OPINION:
The fight is spending. The time is now.
House Speaker Kevin McCarthy has scheduled a meeting with President Biden this week at the White House to discuss whether and how to go about raising the so-called debt ceiling in order to manage the mountain of debts that politicians in Washington have piled up over the past few decades.
Today, future generations of Americans yet unborn will stagger under more than $30 trillion in debts these weasels have already burned through. Just imagine dying and leaving in your will a credit card bill for over $85,000 to each of your children.
It is immoral, dishonest, reprehensible and unimaginable.
Yet that is precisely what these people have done. They have blown through more than $85,000 in debt for every man, woman and child in America. And they’re not even sorry about it.
In fact, anyone concerned about it is some kind of right-wing extremist MAGA fascist. According to Mr. Biden, anyway.
But while we’re looking for scapegoats, let’s consider the biggest goat in Washington, Mr. Biden himself. When he first came to Washington, the national debt stood at $398 billion, which horrified people back then. Our debt was 35% of our gross domestic product.
In the intervening half century that Mr. Biden has been spending your money, he has racked up more than $29 trillion — every bit of it on your children’s credit card. And you thought Hunter Biden could blow through money on hookers, crack and hotels.
Today, Mr. Biden’s national debt is 123% of our nation’s gross domestic product.
Finally, Republicans in Congress want to stage a spending intervention. The credit card bill has arrived, and it’s maxed out. Again.
Mr. McCarthy wants to work with Mr. Biden to find a sensible way forward. But Mr. Biden — like a hopeless junkie — demands that Mr. McCarthy give him another credit card. Or else.
The White House is “not going to be negotiating over the debt ceiling,” his press secretary says. The debt ceiling will be lifted “without conditions.” The debt ceiling, she added, “should not be a political football.”
The dishonesty, recklessness, arrogance and stupidity is almost as staggering as the debt itself.
Congress and Congress alone decides what money the federal government collects and Congress alone decides how that money gets spent. (Remember: Mr. Biden has racked up more than $29 trillion since he joined the Senate 50 years ago.)
As president today, Mr. Biden’s only spending authority is to veto spending bills.
But that doesn’t stop stupid Democratic cheerleaders in the media from encouraging Mr. Biden to trash the Constitution.
“Serious question,” pondered Glenn Kessler of The Washington Post. “What if the Biden administration ignored the debt ceiling and just kept paying bills if it’s not raised? That’s presumably a violation of the law, but what are the consequences? A lawsuit by House Republicans that takes years to litigate?
“Something else?”
This from the official “fact-checker” at what was once the paper of record in Washington.

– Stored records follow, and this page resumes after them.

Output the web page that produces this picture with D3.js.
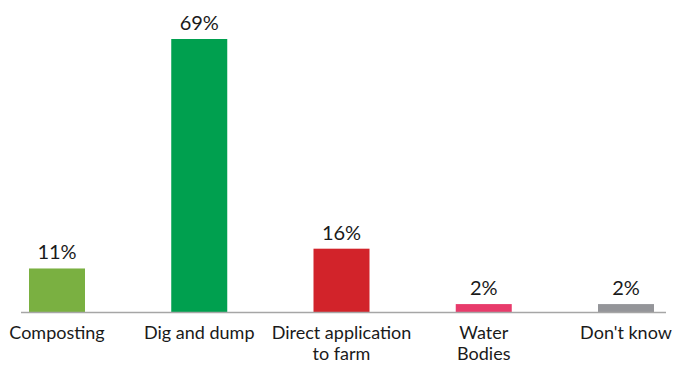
<!DOCTYPE html>
<html>
<head>
<meta charset="utf-8">
<script src="https://cdn.jsdelivr.net/npm/d3@7"></script>
<style>
  html, body { margin: 0; padding: 0; background: #fff; }
  svg text { font-family: Lato, "Open Sans", sans-serif; fill: #1a1a1a; }
</style>
</head>
<body>
<svg id="chart" width="674" height="365"></svg>
<script>
// Disposal methods and share of respondents (%)
const categories = ["Composting", "Dig and dump", "Direct application\nto farm", "Water\nBodies", "Don't know"];
const values = [11, 69, 16, 2, 2];
const colors = ["#7ab041", "#00a04f", "#d2232a", "#e83b6b", "#949599"];

const svg = d3.select("#chart");
const baseY = 312;

const x = d3.scalePoint()
  .domain(categories)
  .range([57, 626]);

const y = d3.scaleLinear()
  .domain([0, 69])
  .range([baseY, 39]);

const barW = 56;

svg.selectAll("rect.bar")
  .data(values)
  .join("rect")
  .attr("class", "bar")
  .attr("x", (d, i) => x(categories[i]) - barW / 2)
  .attr("y", d => y(d))
  .attr("width", barW)
  .attr("height", d => baseY - y(d))
  .attr("fill", (d, i) => colors[i]);

// baseline axis
svg.append("line")
  .attr("x1", 21).attr("x2", 666)
  .attr("y1", baseY + 0.5).attr("y2", baseY + 0.5)
  .attr("stroke", "#a6a6a6")
  .attr("stroke-width", 1.3);

// value labels
svg.selectAll("text.val")
  .data(values)
  .join("text")
  .attr("class", "val")
  .attr("x", (d, i) => x(categories[i]))
  .attr("y", d => y(d) - 9)
  .attr("text-anchor", "middle")
  .attr("font-size", 20)
  .text(d => d + "%");

// category labels
const labels = svg.selectAll("text.cat")
  .data(categories)
  .join("text")
  .attr("class", "cat")
  .attr("x", d => x(d))
  .attr("y", 339)
  .attr("text-anchor", "middle")
  .attr("font-size", 18);

labels.selectAll("tspan")
  .data(d => d.split("\n").map(t => ({ t, c: d })))
  .join("tspan")
  .attr("x", d => x(d.c))
  .attr("dy", (d, i) => i === 0 ? 0 : 21)
  .text(d => d.t);
</script>
</body>
</html>
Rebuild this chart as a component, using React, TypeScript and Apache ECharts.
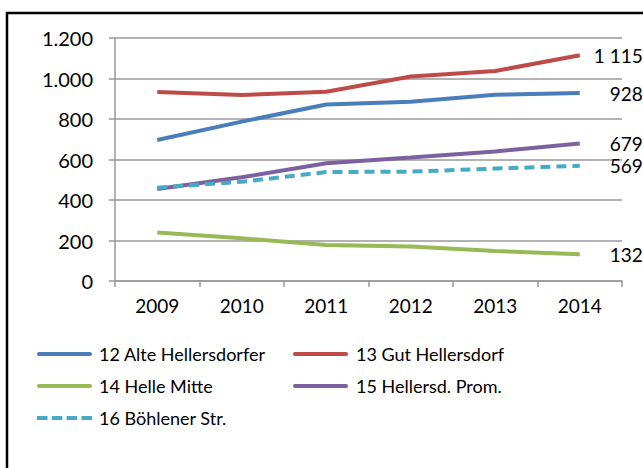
import React, { useEffect, useRef } from "react";
import * as echarts from "echarts";

const years = ["2009", "2010", "2011", "2012", "2013", "2014"];
const seriesNames = [
  "12 Alte Hellersdorfer",
  "13 Gut Hellersdorf",
  "14 Helle Mitte",
  "15 Hellersd. Prom.",
  "16 Böhlener Str.",
];
const alteHellersdorfer = [696, 787, 872, 885, 920, 928];
const gutHellersdorf = [933, 918, 935, 1010, 1037, 1115];
const helleMitte = [240, 211, 178, 170, 148, 132];
const hellersdProm = [454, 512, 581, 610, 640, 679];
const boehlenerStr = [461, 490, 538, 540, 555, 569];
const seriesValues = [alteHellersdorfer, gutHellersdorf, helleMitte, hellersdProm, boehlenerStr];
const colors = ["#4a7ebb", "#be4b48", "#98b954", "#7d60a0", "#46aac5"];

const FONT = "Lato";

const SOLID_ICON = "path://M2,0H53A2,2 0 0 1 53,4H2A2,2 0 0 1 2,0Z";
const DASH_ICON =
  "path://M0,0H10.5V4H0Z M14.83,0H25.33V4H14.83Z M29.67,0H40.17V4H29.67Z M44.5,0H55V4H44.5Z";

const fmtThousands = (v: number, sep: string) => {
  const s = String(Math.round(v));
  return s.replace(/\B(?=(\d{3})+(?!\d))/g, sep);
};

export default function App() {
  const ref = useRef<HTMLDivElement>(null);
  useEffect(() => {
    if (!ref.current) return;
    const chart = echarts.init(ref.current, undefined, { renderer: "svg" });
    const series = seriesNames.map((name, i) => ({
      name,
      type: "line",
      data: seriesValues[i],
      symbol: "none",
      showSymbol: false,
      lineStyle: {
        color: colors[i],
        width: 4,
        type: i === 4 ? [10, 6] : "solid",
        cap: "butt",
      },
      itemStyle: { color: colors[i] },
      label: { show: false },
      endLabel: {
        show: true,
        formatter: (p: any) => fmtThousands(p.value, " "),
        fontFamily: FONT,
        fontSize: 19,
        color: "#000",
        align: "right",
        distance: 63,
      },
      z: i === 4 ? 3 : 2,
    }));
    const legendItem = (i: number) => ({
      name: seriesNames[i],
      icon: i === 4 ? DASH_ICON : SOLID_ICON,
      itemStyle: { color: colors[i] },
    });
    const legendText = { fontFamily: FONT, fontSize: 18, color: "#000", padding: [0, 0, 0, 2] };
    chart.setOption({
      animation: false,
      textStyle: { fontFamily: FONT },
      graphic: [
        {
          type: "rect",
          shape: { x: 7, y: 13, width: 800, height: 600 },
          style: { fill: "none", stroke: "#000", lineWidth: 2.5 },
          silent: true,
        },
      ],
      grid: { left: 115, right: 21, top: 38, bottom: 187 },
      legend: [
        {
          data: [legendItem(0), legendItem(2), legendItem(4)],
          orient: "vertical",
          left: 37,
          top: 345,
          padding: 0,
          itemWidth: 55,
          itemHeight: 4,
          itemGap: 14,
          textStyle: legendText,
        },
        {
          data: [legendItem(1), legendItem(3)],
          orient: "vertical",
          left: 293,
          top: 345,
          padding: 0,
          itemWidth: 57,
          itemHeight: 4,
          itemGap: 14,
          textStyle: legendText,
        },
      ],
      xAxis: {
        type: "category",
        data: years,
        boundaryGap: true,
        axisLine: { lineStyle: { color: "#999", width: 1.5 } },
        axisTick: { show: true, length: 6, lineStyle: { color: "#999", width: 1.5 } },
        axisLabel: { color: "#000", fontFamily: FONT, fontSize: 19, margin: 15 },
      },
      yAxis: {
        type: "value",
        min: 0,
        max: 1200,
        interval: 200,
        axisLine: { show: true, lineStyle: { color: "#999", width: 1.5 } },
        axisTick: { show: true, length: 6, lineStyle: { color: "#999", width: 1.5 } },
        splitLine: { lineStyle: { color: "#999", width: 1.5 } },
        axisLabel: {
          color: "#000",
          fontFamily: FONT,
          fontSize: 20,
          margin: 22,
          formatter: (v: number) => fmtThousands(v, "."),
        },
      },
      series,
    });
    return () => chart.dispose();
  }, []);
  return <div ref={ref} style={{ width: 643, height: 468, position: "absolute", left: 0, top: 0 }} />;
}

Indeed, Democracy dies in darkness. And stupidity.
Not only does the president have zero spending authority, Mr. McCarthy has more spending authority than anyone in Washington. That’s because the House of Representatives — the chamber closest to the taxpayers — is charged with originating any and all legislation that raises taxes or spends taxpayers’ money.
You can “fact-check” that, Mr. Kessler.
Mr. Biden — delusional as ever — is having none of it.
“The very notion that we would default on the safest, most respected debt in the world is mind-boggling,” he said last week. “I’m not going to get into the reckless threats that take the economy hostage in order to force an agenda that’s going to only limit American workers and weaken us internationally. I won’t let it happen.”
This from the guy who killed 15,000 pipeline jobs the day he took office and single-handedly destroyed the U.S. energy production industry.
“I will not,” Mr. Biden added, “let anyone use the full faith and credit of the United States as a bargaining chip.”
Well, Mr. President, maybe you should have thought about that before you went on a $29 trillion drunken power binge, you sick spending junkie.
• Charles Hurt is the opinion editor of The Washington Times.